Leading a group is a career-long battle against ossification.

Science is continually innovating – new techniques enable things to be examined with ever higher spatial or temporal resolution, our knowledge of fields evolves and the associated models are updated, overhauled, or overturned. Science’s waters are perpetually in a creative ferment.

For group leaders, running a team is like keeping a ship afloat in those restless choppy waters. The sails of others are around us, perhaps in convoy, sometimes in a race.

And we’re well aware that steering that ship is not the only thing we’re doing. Teaching undergraduates plays a vital role in increasing the understanding of science at a societal level. Research-associated activities such as peer review, grant evaluation, dissemination and communication create extra calls on our time. Administrative responsibilities multiply.

It all leaves fewer moments for having a hand on the tiller as the ship goes onwards. And that hand will inevitably age.

Our own expertise will gradually fade, with less time available to learn new techniques or keep abreast of every new development. The techniques that brought us success and built our reputation may be superseded, or the research of the group moves in a direction that suddenly means other approaches – potentially ones we don’t have first-hand experience of – are more relevant to the questions being pursued.

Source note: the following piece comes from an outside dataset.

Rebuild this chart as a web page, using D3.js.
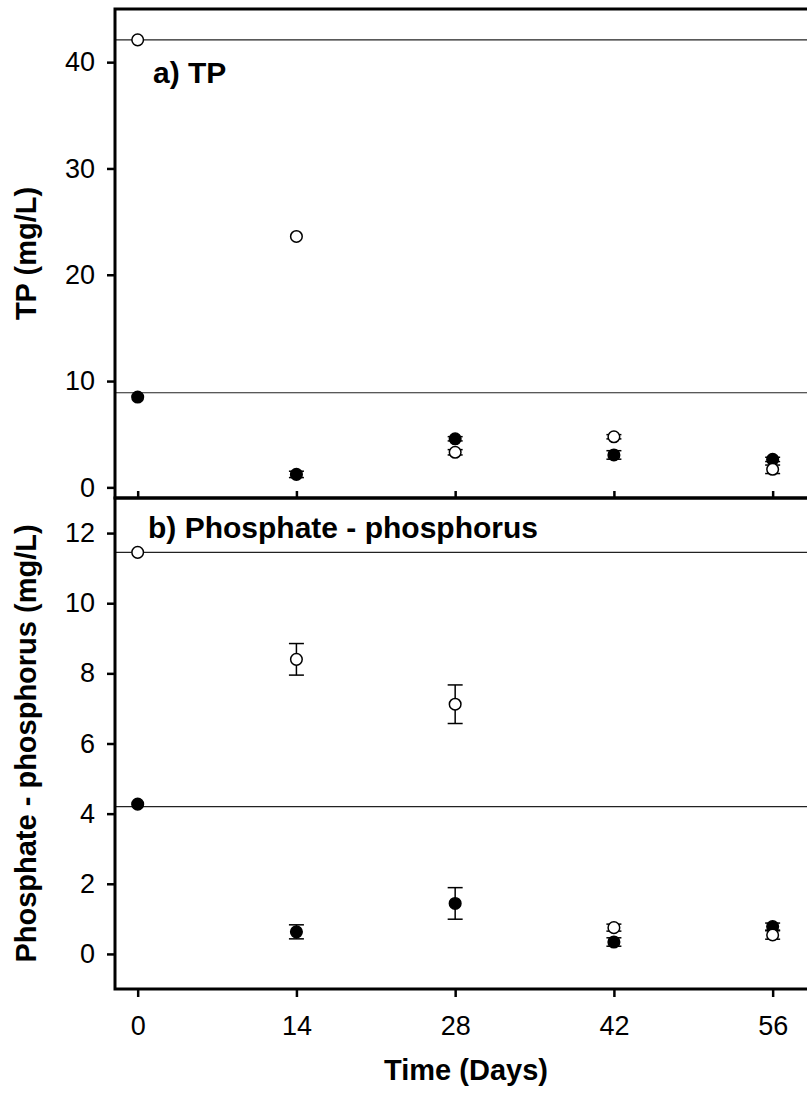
<!DOCTYPE html>
<html><head><meta charset="utf-8">
<script src="https://cdn.jsdelivr.net/npm/d3@7"></script>
<style>body{margin:0;background:#fff}svg{display:block}text{font-family:"Liberation Sans",Arial,sans-serif;fill:#000}</style>
</head><body><svg id="c" width="807" height="1097"></svg>
<script>
const days = [0, 14, 28, 42, 56];
const xTicks = [0, 14, 28, 42, 56];

const tpOpen = [42.1, 23.6, 3.3, 4.76, 1.7];
const tpOpenErr = [0, 0, 0.25, 0.2, 0.4];
const tpFilled = [8.5, 1.22, 4.57, 3.05, 2.63];
const tpFilledErr = [0, 0.3, 0.2, 0.4, 0.2];
const tpRef = [42.1, 8.9];
const tpTicks = [0, 10, 20, 30, 40];

const phOpen = [11.45, 8.40, 7.12, 0.75, 0.54];
const phOpenErr = [0, 0.45, 0.55, 0.1, 0.12];
const phFilled = [4.27, 0.63, 1.44, 0.34, 0.78];
const phFilledErr = [0, 0.2, 0.45, 0.12, 0.1];
const phRef = [11.45, 4.2];
const phTicks = [0, 2, 4, 6, 8, 10, 12];

const svg = d3.select("#c");
const x = d3.scaleLinear().domain([-2, 60]).range([115, 818]);
const FONT = "Liberation Sans, Arial, sans-serif";

function panel(opts) {
  const y = d3.scaleLinear().domain(opts.domain).range([opts.bottom, opts.top]);
  const g = svg.append("g");
  g.selectAll(".ref").data(opts.ref).join("line")
    .attr("x1", x.range()[0]).attr("x2", x.range()[1])
    .attr("y1", d => y(d)).attr("y2", d => y(d))
    .attr("stroke", "#222").attr("stroke-width", 1.2);
  g.append("rect").attr("x", x.range()[0]).attr("y", opts.top)
    .attr("width", x.range()[1] - x.range()[0]).attr("height", opts.bottom - opts.top)
    .attr("fill", "none").attr("stroke", "#000").attr("stroke-width", 3);
  const ya = g.append("g").attr("transform", `translate(${x.range()[0]},0)`)
    .call(d3.axisLeft(y).tickValues(opts.ticks).tickSize(8).tickPadding(12));
  ya.select(".domain").remove();
  ya.selectAll(".tick line").attr("stroke", "#000").attr("stroke-width", 2.5);
  ya.selectAll(".tick text").attr("font-size", 27).attr("font-family", FONT);
  const xa = g.append("g").attr("transform", `translate(0,${opts.bottom})`)
    .call(d3.axisBottom(x).tickValues(xTicks).tickSize(opts.xTickSize).tickPadding(opts.xTickSize > 0 ? 19 : 0));
  xa.select(".domain").remove();
  xa.selectAll(".tick line").attr("stroke", "#000").attr("stroke-width", 2.5);
  if (opts.showXLabels) {
    xa.selectAll(".tick text").attr("font-size", 27).attr("font-family", FONT);
  } else {
    xa.selectAll(".tick text").remove();
  }
  const series = [
    {vals: opts.filled, err: opts.filledErr, fill: "#000"},
    {vals: opts.open, err: opts.openErr, fill: "#fff"}
  ];
  series.forEach(s => {
    const pts = days.map((d, i) => ({d, v: s.vals[i], e: s.err[i]})).filter(p => p.e > 0);
    const eg = g.append("g").attr("stroke", "#000").attr("stroke-width", 1.5);
    eg.selectAll(".v").data(pts).join("line")
      .attr("x1", p => x(p.d)).attr("x2", p => x(p.d))
      .attr("y1", p => y(p.v - p.e)).attr("y2", p => y(p.v + p.e));
    eg.selectAll(".c1").data(pts).join("line")
      .attr("x1", p => x(p.d) - 7.5).attr("x2", p => x(p.d) + 7.5)
      .attr("y1", p => y(p.v + p.e)).attr("y2", p => y(p.v + p.e));
    eg.selectAll(".c2").data(pts).join("line")
      .attr("x1", p => x(p.d) - 7.5).attr("x2", p => x(p.d) + 7.5)
      .attr("y1", p => y(p.v - p.e)).attr("y2", p => y(p.v - p.e));
  });
  series.forEach(s => {
    g.append("g").selectAll("circle").data(days.map((d, i) => ({d, v: s.vals[i]}))).join("circle")
      .attr("cx", p => x(p.d)).attr("cy", p => y(p.v)).attr("r", 5.8)
      .attr("fill", s.fill).attr("stroke", "#000").attr("stroke-width", 1.5);
  });
  g.append("text").attr("x", opts.labelX).attr("y", opts.labelY)
    .attr("font-size", 30).attr("font-weight", "bold").text(opts.label);
  g.append("text").attr("transform", `translate(36,${(opts.top + opts.bottom) / 2}) rotate(-90)`)
    .attr("text-anchor", "middle").attr("font-size", 29).attr("font-weight", "bold").text(opts.title);
}

panel({domain: [-1, 45], top: 9, bottom: 498, ticks: tpTicks, ref: tpRef,
  open: tpOpen, openErr: tpOpenErr, filled: tpFilled, filledErr: tpFilledErr,
  xTickSize: -7, showXLabels: false, label: "a) TP", labelX: 153, labelY: 83, title: "TP (mg/L)"});

panel({domain: [-1, 13], top: 498, bottom: 989, ticks: phTicks, ref: phRef,
  open: phOpen, openErr: phOpenErr, filled: phFilled, filledErr: phFilledErr,
  xTickSize: 8, showXLabels: true, label: "b) Phosphate - phosphorus", labelX: 148, labelY: 538,
  title: "Phosphate - phosphorus (mg/L)"});

svg.append("text").attr("x", 466).attr("y", 1080).attr("text-anchor", "middle")
  .attr("font-size", 29).attr("font-weight", "bold").text("Time (Days)");
</script></body></html>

That ageing process carries an inherent and ever-present risk of a slow decline of the group’s cutting edge in technical terms. The ship begins to take on water as its timbers turn to stone. Petrify too much and eventually it will sink to the seabed, now anchored forever in time and space. Unable to go on.

To be petrified also means to be frozen in fear, as if turned to stone. Group leaders know that fear. The fear of obsolescence, the fear of falling behind, the fear of slowing down, the fear of being submerged.

Lewis Carroll’s Red Queen understood that it takes all the running you can do, to keep in the same place. That running means being alive, adapting, evolving, and moving onwards as the waters of time flow past you. Not moving means you’re ossifying. Fossilising. Being swept behind.

It’s that ceaseless movement that makes it so important to bring new people in. It’s new personnel who can best introduce new skills and expertise to the group, new minds that bring new perspectives on old problems, and new blood that invigorates well-worn routines.

Having the humility to acknowledge our ageing is critical too. Theres a competitive streak in most of us that makes us want to be the best, but it’s simply not possible to be the best at everything when you’re supposed to be leading the group too. You need to fill the group with people who are smarter and more capable than you, because as you age it’s them that will keep the group young and vibrant.

If you try to always be the smartest person in the room, eventually you’ll be the only person left in the room. All alone. Made of stone. As the edifice sinks.

Like Orpheus, we cannot afford to look back. We can’t dwell on past loves, past successes, or past mistakes – what’s important is the moving onwards, eyes set on the horizon.